Fiction. Based on a True Feeling of Overwhelming.
This journal entry is inspired by true events. Some of the characters, names, businesses, incidents, and certain locations and events have been fictionalized for dramatic purposes. Any similarity to the name, character or history of any person is entirely coincidental and unintentional.
Trigger Warning: our program often motivates people to discuss their trauma. If you find yourself feeling overwhelmed, please, take a step back to address emotional flashbacks and trauma before continuing to push yourself. If you are experiencing a medical emergency, call 911 or the National Suicide Hotline at (1-800) 273-8255.
I do not know how to feel, but were I to know how to feel, is how I feel to be trusted? All I know today is that today I do not know. Today I do not trust. I do not trust. I do not trust, and instead, I tiptoe. I tiptoe around and around the edge of the abyss, the same abyss I crawled out of last night. In circles, with nowhere to go. Nowhere to go but in. Nowhere to go but in because the out, that which is not the edge, is too far away. Too too too too far. I can see the lights. I can see the lights, and maybe I knew them once, but I do not know them now. The lights. They shimmer, they dance. Mocking, mocking, mocking. Mocking me.
You you you you you. You’re not not not not not. One of us us us us us.
This could mean anything. As I am circling the abyss—the nth time—all that I know is that I am not one of them, and I cannot see what they are not. I cannot see what they are not that I might be. I can see what I am not, and I can see what they are, and it makes me makes me makes me makes me wish that I was one. Of them.

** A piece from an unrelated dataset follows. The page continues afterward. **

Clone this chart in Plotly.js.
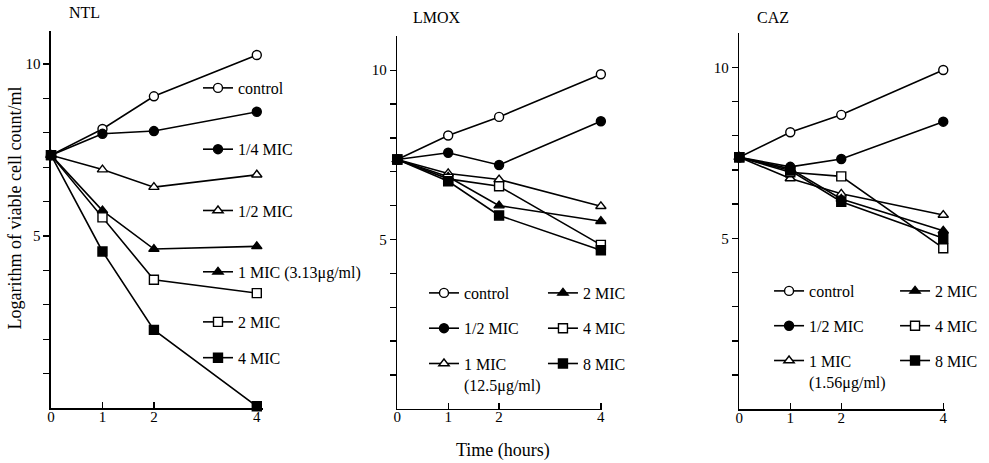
<!DOCTYPE html>
<html>
<head>
<meta charset="utf-8">
<script src="https://cdn.plot.ly/plotly-3.0.1.min.js"></script>
<style>html,body{margin:0;padding:0;background:#fff;}#chart{width:989px;height:463px;}</style>
</head>
<body>
<div id="chart"></div>
<script>
const timeHours = [0, 1, 2, 4];
const xTickVals = [0, 1, 2, 4];
const yTickVals = [1, 2, 3, 4, 5, 6, 7, 8, 9, 10];
const yTickText = ['', '', '', '', '5', '', '', '', '', '10'];

// NTL
const ntlControl = [7.35, 8.11, 9.06, 10.26];
const ntlQuarter = [7.35, 7.97, 8.05, 8.61];
const ntlHalf    = [7.35, 6.93, 6.42, 6.78];
const ntlOne     = [7.35, 5.74, 4.62, 4.70];
const ntlTwo     = [7.35, 5.54, 3.73, 3.34];
const ntlFour    = [7.35, 4.55, 2.27, 0.05];
// LMOX
const lmoxControl = [7.36, 8.07, 8.62, 9.88];
const lmoxHalf    = [7.36, 7.56, 7.20, 8.49];
const lmoxOne     = [7.36, 6.95, 6.77, 5.98];
const lmoxTwo     = [7.36, 6.85, 6.00, 5.54];
const lmoxFour    = [7.36, 6.79, 6.57, 4.84];
const lmoxEight   = [7.36, 6.72, 5.71, 4.68];
// CAZ
const cazControl = [7.37, 8.10, 8.61, 9.92];
const cazHalf    = [7.37, 7.09, 7.32, 8.41];
const cazOne     = [7.37, 6.75, 6.30, 5.68];
const cazTwo     = [7.37, 7.03, 6.15, 5.22];
const cazFour    = [7.37, 6.93, 6.81, 4.71];
const cazEight   = [7.37, 6.98, 6.07, 5.00];

const ntlNames  = ['control', '1/4 MIC', '1/2 MIC', '1 MIC (3.13μg/ml)', '2 MIC', '4 MIC'];
const lmoxNames = ['control', '1/2 MIC', '1 MIC<br>(12.5μg/ml)', '2 MIC', '4 MIC', '8 MIC'];
const cazNames  = ['control', '1/2 MIC', '1 MIC<br>(1.56μg/ml)', '2 MIC', '4 MIC', '8 MIC'];

const FONT = 'Liberation Serif, Times New Roman, serif';
const styles = [
  {symbol: 'circle', color: '#fff'},
  {symbol: 'circle', color: '#000'},
  {symbol: 'triangle-up', color: '#fff'},
  {symbol: 'triangle-up', color: '#000'},
  {symbol: 'square', color: '#fff'},
  {symbol: 'square', color: '#000'}
];

function mk(y, name, i, xa, ya, legend, grp) {
  return {
    x: timeHours, y: y, name: name, type: 'scatter', mode: 'lines+markers',
    xaxis: xa, yaxis: ya, legend: legend, legendgroup: grp,
    cliponaxis: false,
    line: {color: '#000', width: 1.6},
    marker: {symbol: styles[i].symbol, color: styles[i].color, size: 9,
             line: {color: '#000', width: 1.4}}
  };
}

const ntl = [ntlControl, ntlQuarter, ntlHalf, ntlOne, ntlTwo, ntlFour];
const lmox = [lmoxControl, lmoxHalf, lmoxOne, lmoxTwo, lmoxFour, lmoxEight];
const caz = [cazControl, cazHalf, cazOne, cazTwo, cazFour, cazEight];

const data = [];
ntl.forEach((y, i) => data.push(mk(y, ntlNames[i], i, 'x', 'y', i < 4 ? 'legend' : 'legend2', 'n' + i)));
lmox.forEach((y, i) => data.push(mk(y, lmoxNames[i], i, 'x2', 'y2', i < 3 ? 'legend3' : 'legend4', 'l' + i)));
caz.forEach((y, i) => data.push(mk(y, cazNames[i], i, 'x3', 'y3', i < 3 ? 'legend5' : 'legend6', 'c' + i)));

function xax(domain, range, anchor) {
  return {domain: domain, range: range, anchor: anchor, tickvals: xTickVals,
    ticks: 'inside', ticklen: 6, tickwidth: 1.3, tickcolor: '#000', ticklabelstandoff: -6,
    showline: true, linecolor: '#000', linewidth: 1.6, showgrid: false, zeroline: false,
    tickfont: {family: FONT, size: 15, color: '#000'}, fixedrange: true};
}
function yax(domain, range, anchor) {
  return {domain: domain, range: range, anchor: anchor, tickvals: yTickVals, ticktext: yTickText,
    ticks: 'outside', ticklen: 6, tickwidth: 1.3, tickcolor: '#000',
    showline: true, linecolor: '#000', linewidth: 1.6, showgrid: false, zeroline: false,
    tickfont: {family: FONT, size: 15, color: '#000'}, fixedrange: true};
}
function leg(x, y, gap) {
  return {x: x, y: y, xanchor: 'left', yanchor: 'top', bgcolor: 'rgba(0,0,0,0)',
    font: {family: FONT, size: 16, color: '#000'}, tracegroupgap: gap, traceorder: 'grouped',
    valign: 'top', itemclick: false, itemdoubleclick: false};
}
function ann(text, x, y, size, angle) {
  return {text: text, x: x, y: y, xref: 'paper', yref: 'paper', showarrow: false,
    xanchor: 'center', yanchor: 'middle', textangle: angle || 0,
    font: {family: FONT, size: size, color: '#000'}};
}

const layout = {
  width: 989, height: 463,
  margin: {l: 0, r: 0, t: 0, b: 0},
  paper_bgcolor: '#fff', plot_bgcolor: 'rgba(0,0,0,0)',
  showlegend: true,
  xaxis:  xax([0.0516, 0.2659], [0, 4.12], 'y'),
  yaxis:  yax([0.1188, 0.9324], [0, 10.95], 'x'),
  xaxis2: xax([0.4017, 0.6091], [0, 4.03], 'y2'),
  yaxis2: yax([0.1171, 0.9216], [0, 11], 'x2'),
  xaxis3: xax([0.7475, 0.9553], [0, 4.03], 'y3'),
  yaxis3: yax([0.1160, 0.9285], [0, 11], 'x3'),
  legend:  leg(0.2002, 0.8467, 37.5),
  legend2: leg(0.2002, 0.3413, 12),
  legend3: leg(0.4287, 0.4039, 11.5),
  legend4: leg(0.5490, 0.4039, 11.5),
  legend5: leg(0.7776, 0.4082, 11),
  legend6: leg(0.9050, 0.4082, 11),
  annotations: [
    ann('NTL', 0.0859, 0.972, 16),
    ann('LMOX', 0.4419, 0.963, 16),
    ann('CAZ', 0.7816, 0.963, 16),
    ann('Logarithm of viable cell count/ml', 0.0147, 0.5508, 18, -90),
    ann('Time (hours)', 0.5086, 0.028, 18)
  ]
};

Plotly.newPlot('chart', data, layout, {staticPlot: true, displayModeBar: false});
</script>
</body>
</html>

Swirly twirly green gray blue. Vortex of vortexes. Threatening to swallow me whole, threatening that try to tread as I might, it’ll come for me, drown me, eventually.
No no no no no no.
That’s what I see when I look in.
No no no no no.
Catch a toe. Catch a toe and trip. Catch a toe and trip and fall, in in in in in the depths, the same depths I’ve been circling. Fuck.
Falling backwards, flailing my arms. Forgetting the one thing I know I know, the one thing, the one thing I should remember, the one thing that if I don’t know it by now I surely should: how to swim.
Treading. Bobbing and weaving, up and down and up and down and in and out. Praying that I can get my arms and my legs to do what I need them to do, praying that this ocean won’t gulp me up. Maybe if it did, it would spit me out—just like they all do.
I cannot cry for help, for even if they could hear me, and it doesn’t seem likely that they can, doing so would merely result in a mouthful of water, my lungs filling with fluid, compromising the one chance I have to survive this encounter.
I’m praying, praying for a miracle.
The only miracle I get is time. Time to kick kick kick kick kick, thrash about, until it click click click click clicks and I remember how to pull myself to shore.
Catch a shimmer a glimmer a glimpse of my reflection. Sodden clothing, stringy hair, seaweed-streaked face.
Disgusting. I hate it.
When all you have to do is tiptoe the edge of this abyss—God, so little is asked of you—can’t you manage without falling in?
Peel it all off, my soggy second skin. Hang it up to dry.
Sitting by the shore, gazing at the lights. Wishing again I could be one of them, forgetting what I am.
Hands in my pockets, curling my fingers to protect my secrets my breeze-blocks my bones my home.